“By the time we came to start writing for what was to be the eventually titled ‘Apple Venus Volume One’, I had a real vivid map in my head of where I wanted to go, up front, no hindsight needed, I knew, in terms of atmosphere I wanted to work with orchestral sounds.” Andy Partridge
Following seven years of enforced silence due to contractual disputes with Virgin Records, XTC returned in 1999 with its own label (Idea) and an album which many fans consider to be the band’s finest recording: “Apple Venus Volume I”. A stunning selection of songs, mostly acoustic & enhanced by subtle orchestral arrangements, it was in some ways different to what anyone might have expected from the band yet, in hindsight, the logical progression & culmination of musical ideas signposted via songs such as ‘Chalkhills & Children’ and ‘Wrapped in Grey’. A Top 20 album in Japan, the album also charted in the UK & USA though the seven years absence had eroded some of the commercial momentum the band had enjoyed – especially in the USA – with the run of albums from “Skylarking” to “Nonsuch”. The album’s status, never in doubt with critics or fans, is now routinely cited as a career highpoint.

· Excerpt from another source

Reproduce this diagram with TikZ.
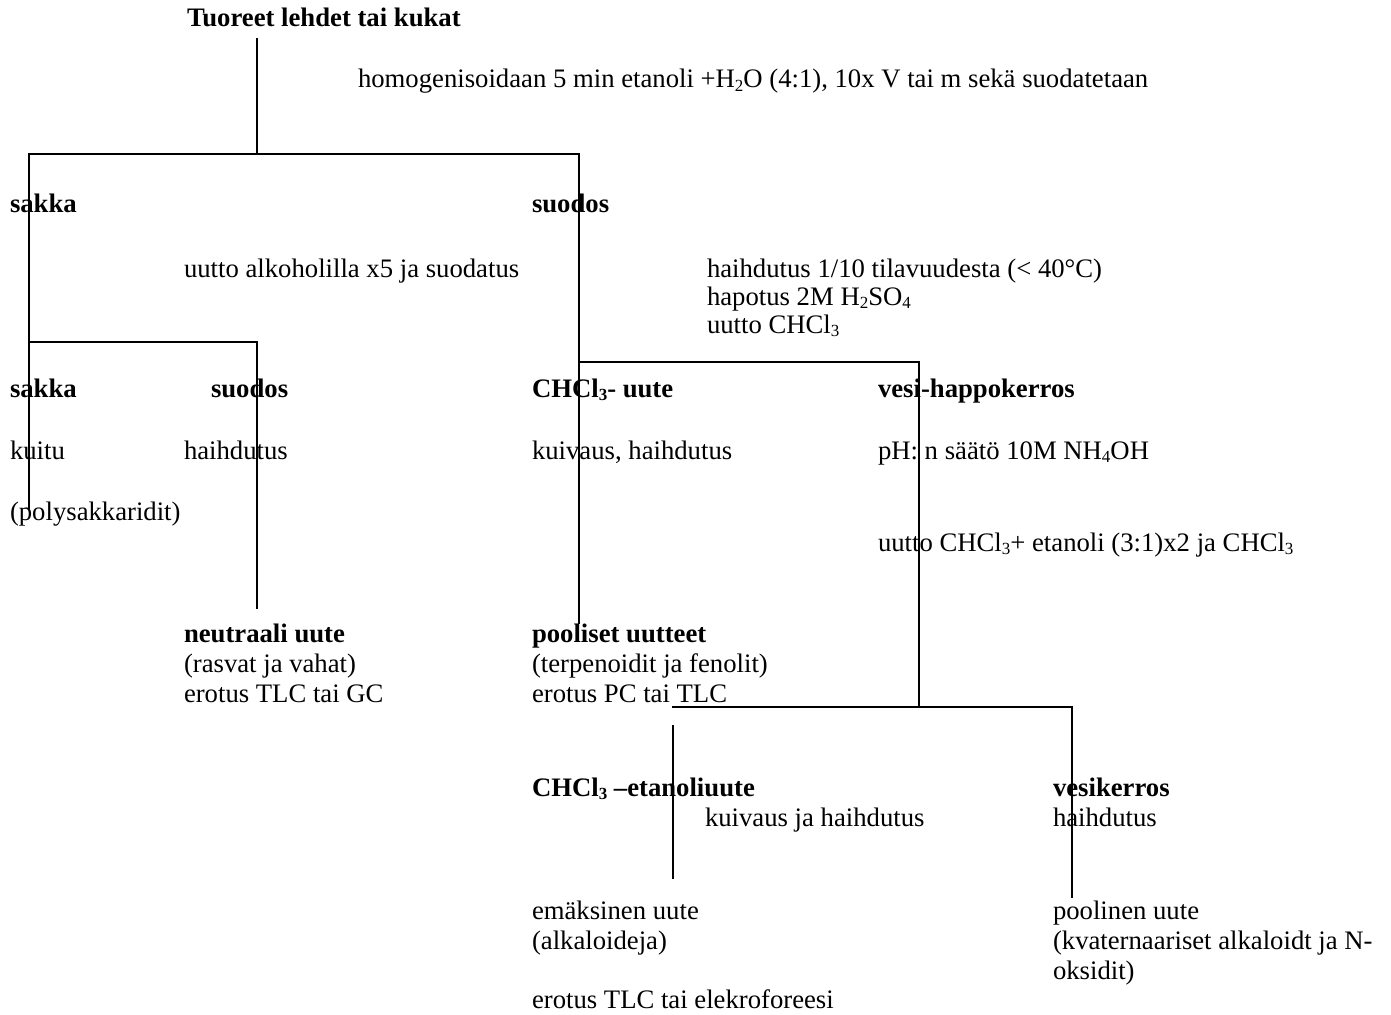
\documentclass[tikz,border=0pt]{standalone}
\usepackage{fontspec}
\setmainfont{Liberation Serif}
\newcommand\chsub[1]{\raisebox{-0.28ex}{\fontsize{17}{17}\selectfont #1}}
\begin{document}
\begin{tikzpicture}[x=1pt,y=-1pt,
  txt/.style={anchor=base west,inner sep=0pt,outer sep=0pt,font=\fontsize{26.7}{30}\selectfont},
  btxt/.style={txt,font=\fontsize{26.7}{30}\selectfont\bfseries},
  tree/.style={line width=2pt,line cap=rect}]
\useasboundingbox (0,0) rectangle (1391,1014);
% texts
\node[btxt] (top) at (187,27) {Tuoreet lehdet tai kukat};
\node[txt] (homog) at (358,88) {homogenisoidaan 5 min etanoli +H\chsub{2}O (4:1), 10x V tai m sekä suodatetaan};
\node[btxt] (sakka1) at (10,212) {sakka};
\node[btxt] (suodos1) at (532,212) {suodos};
\node[txt] (uuttoalk) at (184,277) {uutto alkoholilla x5 ja suodatus};
\node[txt] (haih110) at (707,277) {haihdutus 1/10 tilavuudesta (< 40°C)};
\node[txt] (hapotus) at (707,305) {hapotus 2M H\chsub{2}SO\chsub{4}};
\node[txt] (uuttochcl) at (707,333) {uutto CHCl\chsub{3}};
\node[btxt] (sakka2) at (10,397) {sakka};
\node[btxt] (suodos2) at (211,397) {suodos};
\node[btxt] (chcluute) at (532,397) {CHCl\chsub{3}- uute};
\node[btxt] (vesihappo) at (878,397) {vesi-happokerros};
\node[txt] (kuitu) at (10,459) {kuitu};
\node[txt] (haihd1) at (184,459) {haihdutus};
\node[txt] (kuivaus1) at (532,459) {kuivaus, haihdutus};
\node[txt] (ph) at (878,459) {pH: n säätö 10M NH\chsub{4}OH};
\node[txt] (polys) at (10,520) {(polysakkaridit)};
\node[txt] (uuttoet) at (878,551) {uutto CHCl\chsub{3}+ etanoli (3:1)x2 ja CHCl\chsub{3}};
\node[btxt] (neutraali) at (184,642) {neutraali uute};
\node[txt] (rasvat) at (184,672) {(rasvat ja vahat)};
\node[txt] (erotus1) at (184,702) {erotus TLC tai GC};
\node[btxt] (pooliset) at (532,642) {pooliset uutteet};
\node[txt] (terpen) at (532,672) {(terpenoidit ja fenolit)};
\node[txt] (erotus2) at (532,702) {erotus PC tai TLC};
\node[btxt] (chcletanol) at (532,796) {CHCl\chsub{3} –etanoliuute};
\node[txt] (kuivaus2) at (705,826) {kuivaus ja haihdutus};
\node[btxt] (vesikerros) at (1053,796) {vesikerros};
\node[txt] (haihd2) at (1053,826) {haihdutus};
\node[txt] (emaks) at (532,919) {emäksinen uute};
\node[txt] (alkal) at (532,949) {(alkaloideja)};
\node[txt] (erotus3) at (532,1008) {erotus TLC tai elekroforeesi};
\node[txt] (poolinen) at (1053,919) {poolinen uute};
\node[txt] (kvater) at (1053,949) {(kvaternaariset alkaloidt ja N-};
\node[txt] (oksidit) at (1053,979) {oksidit)};
% tree coordinates
\coordinate (a0) at (257,39);
\coordinate (a1) at (257,154);
\coordinate (b0) at (29,154);
\coordinate (b1) at (579,154);
\coordinate (c0) at (29,342);
\coordinate (c1) at (29,508);
\coordinate (d0) at (257,342);
\coordinate (d1) at (257,608);
\coordinate (e0) at (579,362);
\coordinate (e1) at (579,623);
\coordinate (f0) at (919,362);
\coordinate (f1) at (919,707);
\coordinate (g0) at (673,707);
\coordinate (g1) at (1072,707);
\coordinate (h0) at (673,726);
\coordinate (h1) at (673,878);
\coordinate (i1) at (1072,897);
% tree lines
\draw[tree] (a0) -- (a1);
\draw[tree] (b0) -- (b1);
\draw[tree] (b0) -- (c1);
\draw[tree] (c0) -- (d0);
\draw[tree] (d0) -- (d1);
\draw[tree] (b1) -- (e1);
\draw[tree] (e0) -- (f0);
\draw[tree] (f0) -- (f1);
\draw[tree] (g0) -- (g1);
\draw[tree] (h0) -- (h1);
\draw[tree] (g1) -- (i1);
\end{tikzpicture}
\end{document}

Another casualty of the band’s lengthy hiatus was the line-up itself, when Dave Gregory decided to leave the band. Ironically, “Wasp Star”, the band’s next & final album (to date), employed far more of the intricately arranged, guitar driven, XTC sound which Gregory had helped to develop from his point of arrival with 1979’s “Drums & Wires”. While not as strikingly different as “Apple Venus Vol. I”, it was intended as the ‘other part’ of that album & writing sessions & was subtitled “Apple Venus Vol. II”. The song-writing had matured immeasurably from the band’s 1977 “White Music” debut, but the early promise of an innovative, fresh, approach to the possibilities of pop song-writing & recording inherent in that debut had been carried through every album of the band’s career with “Wasp Star” merely the latest, possibly last, instalment.
Also reissued in this batch of releases are “Mummer”- the band’s 1983 release, often described of in terms of being ‘pastoral’ – perhaps as a result of knowing that, as the band’s first release since retiring from live work, it would not have to be replicated on stage & could afford a more studio enhanced approach to production values& “The Big Express” from 1984. If “Mummer” was the sound of the countryside captured on record, then the aptly named “Big Express” was the sound of the industrial revolution driving a railway across the green & pleasant land as the power pop tunes re-emerged in a typically stylised, unmistakably XTC, big clang sound.
With these releases, all of XTC’s original studio albums with extra tracks & restored artwork are now available on CD on Ape House.
The acclaimed 5.1 Surround Sound series continues later in 2015 with the release of “Oranges & Lemons.”
Further releases of XTC classic albums on vinyl are also planned.